On Fri May 2 11:47:42 2025 +0000, Jinoh Kang wrote:
Probably doesn't matter short term, just curious if I was getting it right, since !283 would make clear-NT-at-iret redundant if my hypothesis is correct and possibly closer to native even. In any case, thanks for your work!
'iret' path hit in wine_syscall_dispatcher in the game is due to instrumentation callback (at least the case it was initially failing, not sure if it does that with NtSetContextThread or not somewhere later, I suppose it is better and not too hard to have all those paths fixed at once).
Probably doesn't matter short term, just curious if I was getting it right, since !283 would make clear-NT-at-iret redundant if my hypothesis is correct and possibly closer to native even.

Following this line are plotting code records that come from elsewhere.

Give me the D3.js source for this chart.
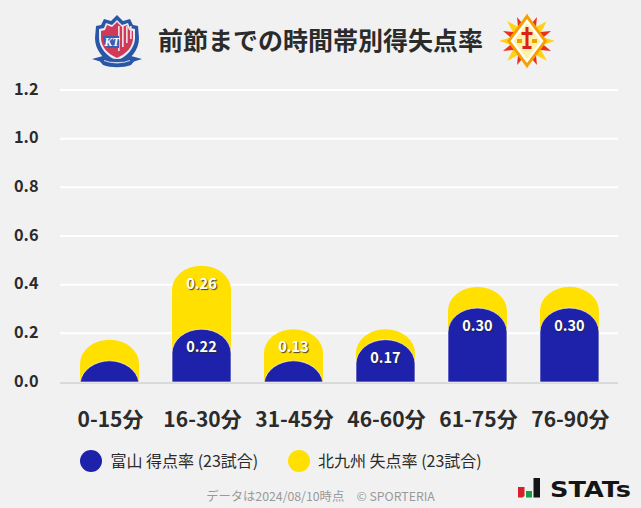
<!DOCTYPE html>
<html><head><meta charset="utf-8">
<script src="https://cdnjs.cloudflare.com/ajax/libs/d3/7.8.5/d3.min.js"></script>
<style>
html,body{margin:0;padding:0;background:#f1f1f1}
svg{display:block}
text{font-family:"Noto Sans CJK JP","Noto Sans",sans-serif}
</style></head><body><svg id="c" width="641" height="508"></svg>
<script>
const categories=["0-15分","16-30分","31-45分","46-60分","61-75分","76-90分"];
const toyamaScored=[0.087,0.217,0.087,0.174,0.304,0.304];
const kitakyushuConceded=[0.087,0.261,0.130,0.043,0.087,0.087];
const yTicks=[0,0.2,0.4,0.6,0.8,1.0,1.2];
const titleText="前節までの時間帯別得失点率";
const legendLabels=["富山 得点率 (23試合)","北九州 失点率 (23試合)"];
const footerText="データは2024/08/10時点　© SPORTERIA";
const BLUE="#1e22aa",YELLOW="#ffe000",INK="#2b2b2b";

const svg=d3.select("#c");
svg.append("rect").attr("width",641).attr("height",508).attr("fill","#f1f1f1");
const x=d3.scaleBand().domain(categories).range([63.5,615.5]).paddingInner(0.359).paddingOuter(0.18);
const y=d3.scaleLinear().domain([0,1.2]).range([382,90]);

// grid + y axis
const yAxis=d3.axisLeft(y).tickValues(yTicks).tickFormat(d3.format(".1f")).tickSize(0).tickPadding(0);
const gy=svg.append("g").attr("transform","translate(38.5,-1.5)").call(yAxis);
gy.select(".domain").remove();
gy.selectAll("text").attr("font-size",16.3).attr("font-weight",700).attr("fill",INK).attr("dy","0.35em");
svg.append("g").selectAll("line").data(yTicks.filter(d=>d>0)).join("line")
  .attr("x1",60).attr("x2",618).attr("y1",d=>y(d)).attr("y2",d=>y(d))
  .attr("stroke","#fff").attr("stroke-width",2);
svg.append("line").attr("x1",60).attr("x2",618).attr("y1",y(0)+1).attr("y2",y(0)+1)
  .attr("stroke","#d9d9d9").attr("stroke-width",2);

// rounded bar: elliptical top, clipped at baseline when shorter than the curve
const RY=24;
function barPath(cat,val){
  const x0=x(cat),w=x.bandwidth(),rx=w/2,top=y(val),base=y(0),h=base-top;
  if(h>=RY) return `M${x0},${base}V${top+RY}A${rx},${RY} 0 0 1 ${x0+w},${top+RY}V${base}Z`;
  const half=rx*Math.sqrt(1-Math.pow((RY-h)/RY,2)),c=x0+rx;
  return `M${c-half},${base}A${rx},${RY} 0 0 1 ${c+half},${base}Z`;
}
const totals=categories.map((c,i)=>toyamaScored[i]+kitakyushuConceded[i]);
svg.append("g").selectAll("path").data(categories).join("path")
  .attr("d",(c,i)=>barPath(c,totals[i])).attr("fill",YELLOW);
svg.append("g").selectAll("path").data(categories).join("path")
  .attr("d",(c,i)=>barPath(c,toyamaScored[i])).attr("fill",BLUE)
  .attr("stroke","#fff").attr("stroke-opacity",0.75).attr("stroke-width",0.8);

// value labels (small values hidden)
const labelData=[];
categories.forEach((c,i)=>{
  if(toyamaScored[i]>=0.1) labelData.push({c,v:toyamaScored[i],top:toyamaScored[i]});
  if(kitakyushuConceded[i]>=0.1) labelData.push({c,v:kitakyushuConceded[i],top:totals[i]});
});
svg.append("g").selectAll("text").data(labelData).join("text")
  .attr("x",d=>x(d.c)+x.bandwidth()/2).attr("y",d=>y(d.top)+18).attr("dy","0.35em")
  .attr("text-anchor","middle").attr("font-size",14.5).attr("font-weight",700).attr("fill","#fff")
  .style("text-shadow","1px 1px 1px rgba(40,40,40,.85)")
  .text(d=>d.v.toFixed(2));

// x axis
const xAxis=d3.axisBottom(x).tickSize(0).tickPadding(0);
const gx=svg.append("g").attr("transform","translate(1,420)").call(xAxis);
gx.select(".domain").remove();
gx.selectAll("text").attr("font-size",21).attr("font-weight",700).attr("fill",INK).attr("dy","0.35em").attr("y",0);

// title
svg.append("text").attr("x",320.5).attr("y",41).attr("dy","0.35em").attr("text-anchor","middle")
  .attr("font-size",25).attr("font-weight",700).attr("fill",INK).text(titleText);

// legend
const legendX=[91,299],legendTextX=[110.5,318],legendColors=[BLUE,YELLOW];
const lg=svg.append("g").selectAll("g").data(legendLabels).join("g");
lg.append("circle").attr("cx",(d,i)=>legendX[i]).attr("cy",461).attr("r",11).attr("fill",(d,i)=>legendColors[i]);
lg.append("text").attr("x",(d,i)=>legendTextX[i]).attr("y",461).attr("dy","0.35em")
  .attr("font-size",16).attr("font-weight",400).attr("fill",INK).text(d=>d);

// footer
svg.append("text").attr("x",320.5).attr("y",497).attr("dy","0.35em").attr("text-anchor","middle")
  .attr("font-size",12.3).attr("fill","#999").text(footerText);

// STATs logo
const st=svg.append("g");
st.append("path").attr("d","M518,487h6.5v9l-2,1.5h-4.5z").attr("fill","#d8202a");
st.append("rect").attr("x",526).attr("y",491).attr("width",6).attr("height",6.5).attr("fill","#12a04a");
st.append("rect").attr("x",533.5).attr("y",478).attr("width",6.5).attr("height",19.5).attr("fill","#151515");
st.append("text").attr("x",550).attr("y",496.5).attr("font-size",22).attr("font-weight",700)
  .attr("textLength",81).attr("lengthAdjust","spacingAndGlyphs")
  .style("font-family","'DejaVu Sans'").attr("fill","#151515").text("STATs");

// Toyama crest
const a=svg.append("g").attr("transform","translate(117,41)");
a.append("path").attr("d","M0,-26L6,-20L13,-22L16,-16L21,-15L22,-3C22,10 13,19 0,25C-13,19 -22,10 -22,-3L-21,-15L-16,-16L-13,-22L-6,-20Z").attr("fill","#2a56a6");
a.append("path").attr("d","M0,-21L5,-16L11,-18L13,-13L18,-12L18,-3C18,7 10,15 0,20C-10,15 -18,7 -18,-3L-18,-12L-13,-13L-11,-18L-5,-16Z").attr("fill","#e9edf5");
a.append("path").attr("d","M0,-19L5,-14L10,-16L12,-11L16,-10L16,-3C16,6 9,13 0,17C-9,13 -16,6 -16,-3L-16,-10L-12,-11L-10,-16L-5,-14Z").attr("fill","#cf3a58");
[1,5,9,13].forEach(v=>a.append("rect").attr("x",v).attr("y",-15).attr("width",1.7).attr("height",26-v).attr("fill","#f4d8de"));
a.append("path").attr("d","M-14,-5L2,-5L2,7L-10,7C-12,4 -14,0 -14,-5Z").attr("fill","#3a5fb0");
a.append("text").attr("x",-5).attr("y",5).attr("text-anchor","middle").attr("font-size",12).attr("font-style","italic").attr("font-weight",700).attr("fill","#fff").style("font-family","'Liberation Serif'").text("KT");
a.append("path").attr("d","M-25,18L-14,15C-6,19 6,19 14,15L25,18L17,20.5L14,24C6,27 -6,27 -14,24L-17,20.5Z").attr("fill","#2a56a6");
a.append("path").attr("d","M-13,19.5C-6,22.5 6,22.5 13,19.5").attr("fill","none").attr("stroke","#c5d0e6").attr("stroke-width",1.3);

// Kitakyushu emblem
const b=svg.append("g").attr("transform","translate(527,41)");
const starPts=(n,ro,ri,rot)=>d3.range(n*2).map(i=>{const r=i%2?ri:ro,t=rot+i*Math.PI/n;return [r*Math.sin(t),-r*Math.cos(t)].join(",");}).join(" ");
b.append("polygon").attr("points",starPts(8,28,13,0)).attr("fill","#ffd21a");
b.append("polygon").attr("points",starPts(8,26,12,Math.PI/8)).attr("fill","#e8321e");
b.append("polygon").attr("points","0,-27 20,0 0,27 -20,0").attr("fill","#f5a000");
b.append("polygon").attr("points","0,-22 16.5,0 0,22 -16.5,0").attr("fill","#fff");
b.append("polygon").attr("points","0,-18 13.5,0 0,18 -13.5,0").attr("fill","#fff1a8");
b.append("path").attr("d","M-1.5,-14h3v5h4v3h-4v11h3v3h-9v-3h3v-11h-4v-3h4z").attr("fill","#d8201e");
b.append("path").attr("d","M-10,-2h5v4h-5zM5,-2h5v4h-5z").attr("fill","#f0a000");
</script></body></html>
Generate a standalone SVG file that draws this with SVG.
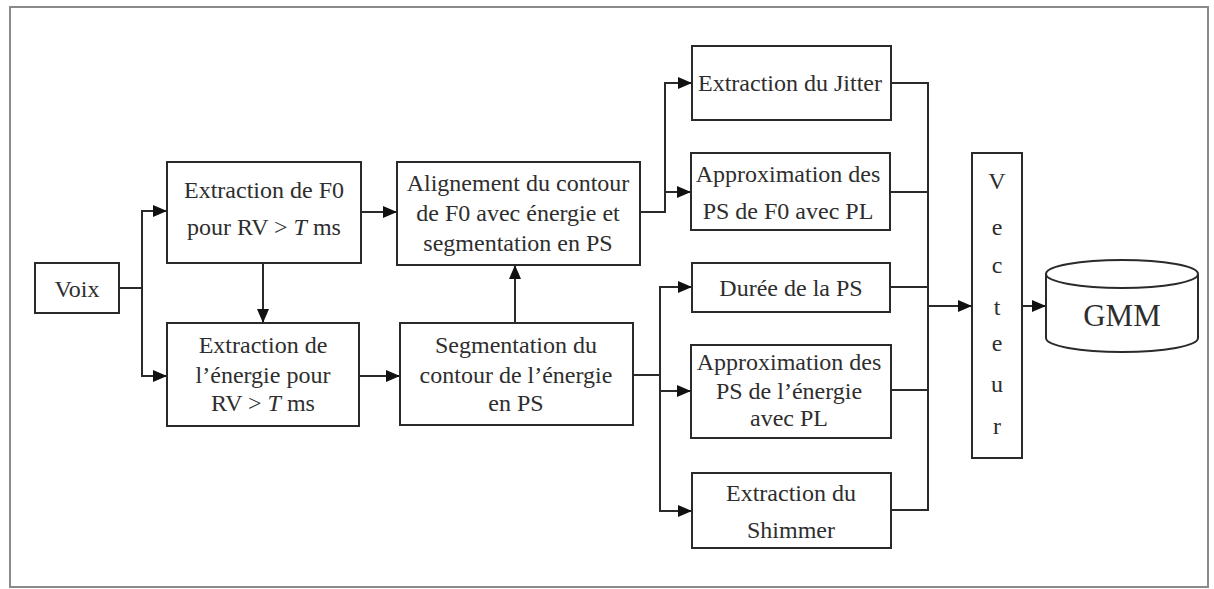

I don't think this is the case. NT flag in the context is totally irrelevant for this MR (I realized that setting it in test in ctx.EFlags is misleading for this MR and only complicates the test without a reason, so I removed it in v2). Having NT flag set for the machine frame iret restores to is fine in terms that it doesn't fault now (your test shows that). The problem concerned here is when MR is set if eflags on syscall entry, then, iret will fault regardless of whether the flag is set or not in the machine frame.
As for native, I am guessing more likely real OS should necessarily sanitize the flags for its own execution on syscall entry while storing the original. Then, whether it returns with sysret (which is meant for basic syscall return but we can't use it because it is privileged) or maybe also iret for special cases (Linux does so), it will restore the original flags of course. We could in theory just do the same (sanitize on entry after saving original), but mind 'popf' before 'iret' (introduced by 50481d06d2763b02793f8d5362b512015987011f and required for proper single step exception address) which requires clearing NT flag before 'popf' anyway.